**Aim**
Leave out the pictures, then reproduce the rest of the material exactly.

**Given data**
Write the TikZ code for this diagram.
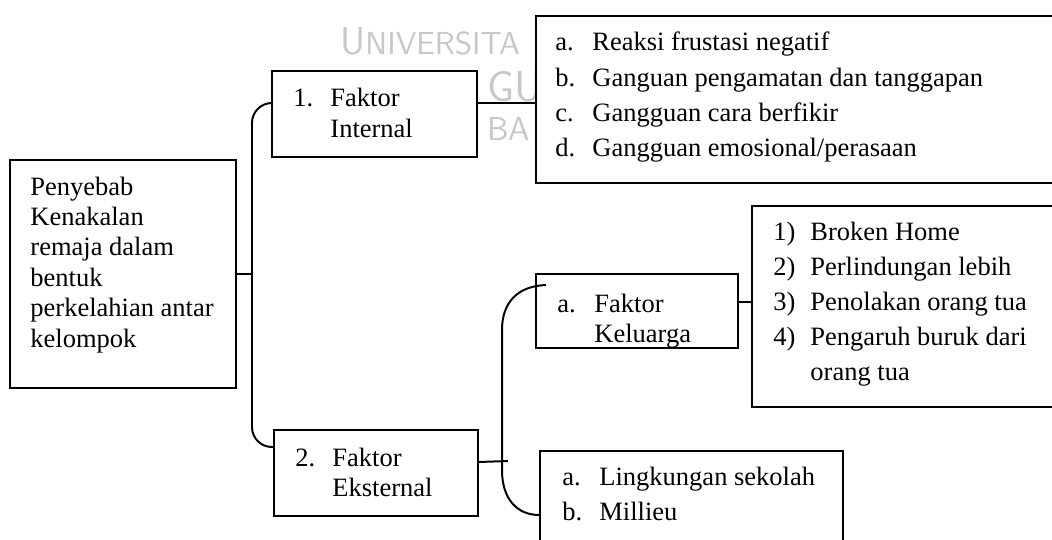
\documentclass[tikz,border=0pt]{standalone}
\usepackage{fontspec}
\setmainfont{Liberation Serif}
\usetikzlibrary{fit,calc}

\tikzset{
  box/.style={draw,fill=white,line width=0.9pt,inner sep=0pt},
  txt/.style={anchor=base west,inner sep=0pt,font=\fontsize{12}{13.8}\selectfont},
  lsttxt/.style={txt,font=\fontsize{12}{15.9}\selectfont},
  wm/.style={anchor=base west,inner sep=0pt,text=black!22},
  conn/.style={line width=0.9pt}
}
\newcommand{\itemtab}[1]{\begin{tabular}[t]{@{}p{16.75pt}@{}l@{}}#1\end{tabular}}

\begin{document}
\begin{tikzpicture}[x=0.4528pt,y=-0.4528pt]
\useasboundingbox (0,0) rectangle (1052,540);
%watermark
\node[wm,font=\sffamily\fontsize{17.6}{17.6}\selectfont] (wm1) at (340,55) {U\fontsize{14.4}{14.4}\selectfont NIVERSITA};
\node[wm,font=\sffamily\fontsize{19.6}{19.6}\selectfont] (wm2) at (487,102) {GU};
\node[wm,font=\sffamily\fontsize{15}{15}\selectfont] (wm3) at (487,140) {BA};
%boxes
\node[box,fit={(10,160) (236,388)}] (main) {};
\node[box,fit={(272,71) (477,157)}] (fin) {};
\node[box,fit={(274,430) (478,516)}] (fek) {};
\node[box,fit={(536,16) (1070,183)}] (lin) {};
\node[box,fit={(536,274) (738,348)}] (kel) {};
\node[box,fit={(752,206) (1070,407)}] (lkel) {};
\node[box,fit={(540,451) (843,560)}] (lek) {};
%texts
\node[txt] (tmain) at (30,195) {\begin{tabular}[t]{@{}l@{}}Penyebab\\Kenakalan\\remaja dalam\\bentuk\\perkelahian antar\\kelompok\end{tabular}};
\node[txt] (tfin) at (293,107) {\itemtab{1. & Faktor\\ & Internal}};
\node[txt] (tfek) at (295,466) {\itemtab{2. & Faktor\\ & Eksternal}};
\node[txt] (tkel) at (557,312) {\itemtab{a. & Faktor\\ & Keluarga}};
\node[lsttxt] (tlin) at (555,51) {\itemtab{a. & Reaksi frustasi negatif\\ b. & Ganguan pengamatan dan tanggapan\\ c. & Gangguan cara berfikir\\ d. & Gangguan emosional/perasaan}};
\node[lsttxt] (tlkel) at (773,240) {\itemtab{1) & Broken Home\\ 2) & Perlindungan lebih\\ 3) & Penolakan orang tua\\ 4) & Pengaruh buruk dari\\ & orang tua}};
\node[lsttxt] (tlek) at (562,485) {\itemtab{a. & Lingkungan sekolah\\ b. & Millieu}};
%lines
\coordinate (y1) at (0,103);
\coordinate (y2) at (0,302);
\coordinate (y3) at (0,462);
\coordinate (y4) at (0,447);
\coordinate (y5) at (0,515);
\coordinate (x3) at (508,461);
\draw[conn] (main.east) -- ++(16,0);
\draw[conn,rounded corners=9pt] (fin.west |- y1) -| (252,300) |- (fek.west |- y4);
\draw[conn] (fin.east |- y1) -- (lin.west |- y1);
\draw[conn] (kel.east |- y2) -- (lkel.west |- y2);
\draw[conn] (fek.east |- y3) -- (x3);
\draw[conn] ($(kel.north west)+(11,12)$) .. controls (518,286) and (502,302) .. (502,330) -- (502,470) .. controls (502,500) and (518,515) .. (lek.west |- y5);
\end{tikzpicture}
\end{document}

**Completed task**
Write the TikZ code for this diagram.
\documentclass[tikz,border=0pt]{standalone}
\usepackage{fontspec}
\setmainfont{Liberation Serif}
\usetikzlibrary{fit,calc}

\tikzset{
  box/.style={draw,fill=white,line width=0.9pt,inner sep=0pt},
  txt/.style={anchor=base west,inner sep=0pt,font=\fontsize{12}{13.8}\selectfont},
  lsttxt/.style={txt,font=\fontsize{12}{15.9}\selectfont},
  wm/.style={anchor=base west,inner sep=0pt,text=black!22},
  conn/.style={line width=0.9pt}
}
\newcommand{\itemtab}[1]{\begin{tabular}[t]{@{}p{16.75pt}@{}l@{}}#1\end{tabular}}

\begin{document}
\begin{tikzpicture}[x=0.4528pt,y=-0.4528pt]
\useasboundingbox (0,0) rectangle (1052,540);
%watermark
\node[wm,font=\sffamily\fontsize{17.6}{17.6}\selectfont] (wm1) at (340,55) {U\fontsize{14.4}{14.4}\selectfont NIVERSITA};
\node[wm,font=\sffamily\fontsize{19.6}{19.6}\selectfont] (wm2) at (487,102) {GU};
\node[wm,font=\sffamily\fontsize{15}{15}\selectfont] (wm3) at (487,140) {BA};
%boxes
\node[box,fit={(10,160) (236,388)}] (main) {};
\node[box,fit={(272,71) (477,157)}] (fin) {};
\node[box,fit={(274,430) (478,516)}] (fek) {};
\node[box,fit={(536,16) (1070,183)}] (lin) {};
\node[box,fit={(536,274) (738,348)}] (kel) {};
\node[box,fit={(752,206) (1070,407)}] (lkel) {};
\node[box,fit={(540,451) (843,560)}] (lek) {};
%texts
\node[txt] (tmain) at (30,195) {\begin{tabular}[t]{@{}l@{}}Penyebab\\Kenakalan\\remaja dalam\\bentuk\\perkelahian antar\\kelompok\end{tabular}};
\node[txt] (tfin) at (293,107) {\itemtab{1. & Faktor\\ & Internal}};
\node[txt] (tfek) at (295,466) {\itemtab{2. & Faktor\\ & Eksternal}};
\node[txt] (tkel) at (557,312) {\itemtab{a. & Faktor\\ & Keluarga}};
\node[lsttxt] (tlin) at (555,51) {\itemtab{a. & Reaksi frustasi negatif\\ b. & Ganguan pengamatan dan tanggapan\\ c. & Gangguan cara berfikir\\ d. & Gangguan emosional/perasaan}};
\node[lsttxt] (tlkel) at (773,240) {\itemtab{1) & Broken Home\\ 2) & Perlindungan lebih\\ 3) & Penolakan orang tua\\ 4) & Pengaruh buruk dari\\ & orang tua}};
\node[lsttxt] (tlek) at (562,485) {\itemtab{a. & Lingkungan sekolah\\ b. & Millieu}};
%lines
\coordinate (y1) at (0,103);
\coordinate (y2) at (0,302);
\coordinate (y3) at (0,462);
\coordinate (y4) at (0,447);
\coordinate (y5) at (0,515);
\coordinate (x3) at (508,461);
\draw[conn] (main.east) -- ++(16,0);
\draw[conn,rounded corners=9pt] (fin.west |- y1) -| (252,300) |- (fek.west |- y4);
\draw[conn] (fin.east |- y1) -- (lin.west |- y1);
\draw[conn] (kel.east |- y2) -- (lkel.west |- y2);
\draw[conn] (fek.east |- y3) -- (x3);
\draw[conn] ($(kel.north west)+(11,12)$) .. controls (518,286) and (502,302) .. (502,330) -- (502,470) .. controls (502,500) and (518,515) .. (lek.west |- y5);
\end{tikzpicture}
\end{document}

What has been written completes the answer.